Costs & verdict
Everyday costs, plus how reliable and safe it is
As is usual with Kia models, the Sportswagon comes with lots of standard equipment. Even the entry-level 2 model has plenty of luxuries, such as climate control, cruise control, power-folding door mirrors, 17in alloy wheels and a leather-trimmed steering wheel and gear knob. As a consequence, we’d stick with that to make the most of the Sportwagon’s competitive list price, although 3 trim is still worth considering if you like your toys.
Anyone who pays for their own fuel will appreciate the Sportwagon’s impressive claimed combined fuel consumption of up to 61.4mpg. Company car drivers will face fairly palatable monthly tax bills, with CO2 emissions from 121g/km for the diesel engine, but that’s still beaten by the Superb 2.0 TDI 150’s 113g/km and the Mondeo 2.0 TDCi’s 112g/km.
Although we’re yet to drive it, it’s unlikely that the 241bhp 2.0-litre petrol will prove highly recommendable. It’s available only in the pricey GT trim and halves fuel economy to 30.7mpg, nearly doubling CO2 emissions to 211g/km. If you want a petrol, we’d steer you towards more economical options offered in rivals, such as the Superb 1.4 TSI 150.

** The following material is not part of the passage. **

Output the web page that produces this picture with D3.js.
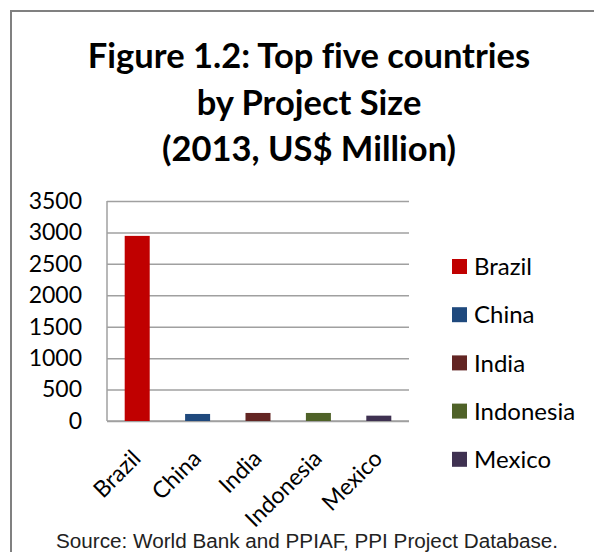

Euro NCAP awarded the Optima (it hasn’t tested the Sportswagon specifically) a five-star safety rating. However, it’s disappointing that preventative safety features are reserved for the more expensive trims; you have to step up to GT-Line S to get automatic emergency braking, and you can’t add it as an option on cheaper versions. The entry-level 2 trim also misses out on lane-keeping assistance, speed limit information and driver attention monitoring.
Kia finished a very impressive fourth place in our latest Reliability Survey, and the firm’s excellent standard seven-year/100,000-mile warranty is on hand should anything go wrong, whereas most rivals offer only three years.